_Raw data_.

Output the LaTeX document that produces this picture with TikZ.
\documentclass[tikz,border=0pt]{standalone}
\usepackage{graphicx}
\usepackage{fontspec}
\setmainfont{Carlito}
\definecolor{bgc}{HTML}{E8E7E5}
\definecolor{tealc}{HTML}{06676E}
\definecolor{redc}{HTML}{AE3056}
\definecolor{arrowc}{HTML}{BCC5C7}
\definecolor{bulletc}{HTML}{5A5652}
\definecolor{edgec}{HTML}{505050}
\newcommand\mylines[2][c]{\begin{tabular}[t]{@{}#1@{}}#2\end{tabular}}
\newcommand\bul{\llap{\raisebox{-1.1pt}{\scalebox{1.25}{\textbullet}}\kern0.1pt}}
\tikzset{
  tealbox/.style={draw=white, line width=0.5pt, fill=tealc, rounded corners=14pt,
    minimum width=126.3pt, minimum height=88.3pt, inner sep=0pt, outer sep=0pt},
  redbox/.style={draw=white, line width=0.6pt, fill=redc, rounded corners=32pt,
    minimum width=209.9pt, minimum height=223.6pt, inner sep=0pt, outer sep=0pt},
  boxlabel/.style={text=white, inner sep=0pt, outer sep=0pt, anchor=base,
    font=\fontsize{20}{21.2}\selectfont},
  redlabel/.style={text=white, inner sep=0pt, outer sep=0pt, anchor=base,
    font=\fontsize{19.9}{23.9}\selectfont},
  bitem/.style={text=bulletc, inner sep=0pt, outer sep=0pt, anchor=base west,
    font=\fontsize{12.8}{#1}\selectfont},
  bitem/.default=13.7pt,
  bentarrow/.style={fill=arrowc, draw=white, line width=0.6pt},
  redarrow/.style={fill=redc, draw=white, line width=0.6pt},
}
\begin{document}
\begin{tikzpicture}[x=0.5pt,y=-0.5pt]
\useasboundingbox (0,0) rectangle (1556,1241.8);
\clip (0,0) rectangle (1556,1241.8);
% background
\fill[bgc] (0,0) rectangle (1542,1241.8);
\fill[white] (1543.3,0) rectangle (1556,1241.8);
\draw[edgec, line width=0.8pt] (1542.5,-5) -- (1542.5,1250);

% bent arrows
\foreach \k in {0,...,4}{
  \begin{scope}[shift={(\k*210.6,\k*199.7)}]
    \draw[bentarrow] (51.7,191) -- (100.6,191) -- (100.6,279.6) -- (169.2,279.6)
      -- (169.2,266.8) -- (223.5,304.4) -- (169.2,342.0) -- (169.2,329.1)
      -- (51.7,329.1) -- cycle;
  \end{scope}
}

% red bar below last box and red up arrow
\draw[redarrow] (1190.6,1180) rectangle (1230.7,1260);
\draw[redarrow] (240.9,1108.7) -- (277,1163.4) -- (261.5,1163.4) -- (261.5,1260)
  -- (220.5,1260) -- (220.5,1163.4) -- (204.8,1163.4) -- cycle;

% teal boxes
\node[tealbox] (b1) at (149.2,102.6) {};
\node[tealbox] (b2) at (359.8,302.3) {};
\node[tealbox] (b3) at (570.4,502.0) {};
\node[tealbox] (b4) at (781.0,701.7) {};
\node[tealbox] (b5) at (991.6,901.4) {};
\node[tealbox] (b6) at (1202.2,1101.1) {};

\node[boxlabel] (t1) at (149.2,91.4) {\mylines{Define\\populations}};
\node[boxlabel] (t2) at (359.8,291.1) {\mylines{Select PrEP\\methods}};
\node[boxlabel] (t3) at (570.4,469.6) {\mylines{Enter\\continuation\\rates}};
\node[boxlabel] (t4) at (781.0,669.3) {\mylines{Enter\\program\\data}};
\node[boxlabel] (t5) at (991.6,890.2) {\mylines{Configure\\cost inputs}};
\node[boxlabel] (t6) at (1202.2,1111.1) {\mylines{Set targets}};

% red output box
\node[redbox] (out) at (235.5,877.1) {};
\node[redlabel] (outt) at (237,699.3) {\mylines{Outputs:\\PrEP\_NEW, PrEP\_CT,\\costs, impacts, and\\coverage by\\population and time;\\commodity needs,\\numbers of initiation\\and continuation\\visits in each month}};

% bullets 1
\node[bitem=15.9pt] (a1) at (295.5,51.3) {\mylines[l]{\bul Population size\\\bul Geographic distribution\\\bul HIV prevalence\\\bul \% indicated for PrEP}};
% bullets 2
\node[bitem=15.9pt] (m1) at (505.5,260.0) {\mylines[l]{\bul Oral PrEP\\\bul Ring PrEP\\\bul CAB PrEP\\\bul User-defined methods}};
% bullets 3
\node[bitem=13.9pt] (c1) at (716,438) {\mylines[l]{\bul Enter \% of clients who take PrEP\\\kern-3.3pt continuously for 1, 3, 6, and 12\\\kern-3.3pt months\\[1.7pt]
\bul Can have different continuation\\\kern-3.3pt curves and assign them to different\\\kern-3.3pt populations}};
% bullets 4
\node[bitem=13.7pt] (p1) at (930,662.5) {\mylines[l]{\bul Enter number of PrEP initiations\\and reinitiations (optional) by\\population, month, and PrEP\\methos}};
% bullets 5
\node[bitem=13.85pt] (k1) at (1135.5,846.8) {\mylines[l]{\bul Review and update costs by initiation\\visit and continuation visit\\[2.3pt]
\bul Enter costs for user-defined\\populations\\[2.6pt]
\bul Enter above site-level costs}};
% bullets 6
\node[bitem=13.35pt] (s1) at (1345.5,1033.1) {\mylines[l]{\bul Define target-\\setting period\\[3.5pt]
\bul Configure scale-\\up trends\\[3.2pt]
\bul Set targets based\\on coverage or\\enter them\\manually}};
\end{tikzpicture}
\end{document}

_Given exercise_. Return all of the data precisely as it appears.

_Result for this exercise_.
Output the LaTeX document that produces this picture with TikZ.
\documentclass[tikz,border=0pt]{standalone}
\usepackage{graphicx}
\usepackage{fontspec}
\setmainfont{Carlito}
\definecolor{bgc}{HTML}{E8E7E5}
\definecolor{tealc}{HTML}{06676E}
\definecolor{redc}{HTML}{AE3056}
\definecolor{arrowc}{HTML}{BCC5C7}
\definecolor{bulletc}{HTML}{5A5652}
\definecolor{edgec}{HTML}{505050}
\newcommand\mylines[2][c]{\begin{tabular}[t]{@{}#1@{}}#2\end{tabular}}
\newcommand\bul{\llap{\raisebox{-1.1pt}{\scalebox{1.25}{\textbullet}}\kern0.1pt}}
\tikzset{
  tealbox/.style={draw=white, line width=0.5pt, fill=tealc, rounded corners=14pt,
    minimum width=126.3pt, minimum height=88.3pt, inner sep=0pt, outer sep=0pt},
  redbox/.style={draw=white, line width=0.6pt, fill=redc, rounded corners=32pt,
    minimum width=209.9pt, minimum height=223.6pt, inner sep=0pt, outer sep=0pt},
  boxlabel/.style={text=white, inner sep=0pt, outer sep=0pt, anchor=base,
    font=\fontsize{20}{21.2}\selectfont},
  redlabel/.style={text=white, inner sep=0pt, outer sep=0pt, anchor=base,
    font=\fontsize{19.9}{23.9}\selectfont},
  bitem/.style={text=bulletc, inner sep=0pt, outer sep=0pt, anchor=base west,
    font=\fontsize{12.8}{#1}\selectfont},
  bitem/.default=13.7pt,
  bentarrow/.style={fill=arrowc, draw=white, line width=0.6pt},
  redarrow/.style={fill=redc, draw=white, line width=0.6pt},
}
\begin{document}
\begin{tikzpicture}[x=0.5pt,y=-0.5pt]
\useasboundingbox (0,0) rectangle (1556,1241.8);
\clip (0,0) rectangle (1556,1241.8);
% background
\fill[bgc] (0,0) rectangle (1542,1241.8);
\fill[white] (1543.3,0) rectangle (1556,1241.8);
\draw[edgec, line width=0.8pt] (1542.5,-5) -- (1542.5,1250);

% bent arrows
\foreach \k in {0,...,4}{
  \begin{scope}[shift={(\k*210.6,\k*199.7)}]
    \draw[bentarrow] (51.7,191) -- (100.6,191) -- (100.6,279.6) -- (169.2,279.6)
      -- (169.2,266.8) -- (223.5,304.4) -- (169.2,342.0) -- (169.2,329.1)
      -- (51.7,329.1) -- cycle;
  \end{scope}
}

% red bar below last box and red up arrow
\draw[redarrow] (1190.6,1180) rectangle (1230.7,1260);
\draw[redarrow] (240.9,1108.7) -- (277,1163.4) -- (261.5,1163.4) -- (261.5,1260)
  -- (220.5,1260) -- (220.5,1163.4) -- (204.8,1163.4) -- cycle;

% teal boxes
\node[tealbox] (b1) at (149.2,102.6) {};
\node[tealbox] (b2) at (359.8,302.3) {};
\node[tealbox] (b3) at (570.4,502.0) {};
\node[tealbox] (b4) at (781.0,701.7) {};
\node[tealbox] (b5) at (991.6,901.4) {};
\node[tealbox] (b6) at (1202.2,1101.1) {};

\node[boxlabel] (t1) at (149.2,91.4) {\mylines{Define\\populations}};
\node[boxlabel] (t2) at (359.8,291.1) {\mylines{Select PrEP\\methods}};
\node[boxlabel] (t3) at (570.4,469.6) {\mylines{Enter\\continuation\\rates}};
\node[boxlabel] (t4) at (781.0,669.3) {\mylines{Enter\\program\\data}};
\node[boxlabel] (t5) at (991.6,890.2) {\mylines{Configure\\cost inputs}};
\node[boxlabel] (t6) at (1202.2,1111.1) {\mylines{Set targets}};

% red output box
\node[redbox] (out) at (235.5,877.1) {};
\node[redlabel] (outt) at (237,699.3) {\mylines{Outputs:\\PrEP\_NEW, PrEP\_CT,\\costs, impacts, and\\coverage by\\population and time;\\commodity needs,\\numbers of initiation\\and continuation\\visits in each month}};

% bullets 1
\node[bitem=15.9pt] (a1) at (295.5,51.3) {\mylines[l]{\bul Population size\\\bul Geographic distribution\\\bul HIV prevalence\\\bul \% indicated for PrEP}};
% bullets 2
\node[bitem=15.9pt] (m1) at (505.5,260.0) {\mylines[l]{\bul Oral PrEP\\\bul Ring PrEP\\\bul CAB PrEP\\\bul User-defined methods}};
% bullets 3
\node[bitem=13.9pt] (c1) at (716,438) {\mylines[l]{\bul Enter \% of clients who take PrEP\\\kern-3.3pt continuously for 1, 3, 6, and 12\\\kern-3.3pt months\\[1.7pt]
\bul Can have different continuation\\\kern-3.3pt curves and assign them to different\\\kern-3.3pt populations}};
% bullets 4
\node[bitem=13.7pt] (p1) at (930,662.5) {\mylines[l]{\bul Enter number of PrEP initiations\\and reinitiations (optional) by\\population, month, and PrEP\\methos}};
% bullets 5
\node[bitem=13.85pt] (k1) at (1135.5,846.8) {\mylines[l]{\bul Review and update costs by initiation\\visit and continuation visit\\[2.3pt]
\bul Enter costs for user-defined\\populations\\[2.6pt]
\bul Enter above site-level costs}};
% bullets 6
\node[bitem=13.35pt] (s1) at (1345.5,1033.1) {\mylines[l]{\bul Define target-\\setting period\\[3.5pt]
\bul Configure scale-\\up trends\\[3.2pt]
\bul Set targets based\\on coverage or\\enter them\\manually}};
\end{tikzpicture}
\end{document}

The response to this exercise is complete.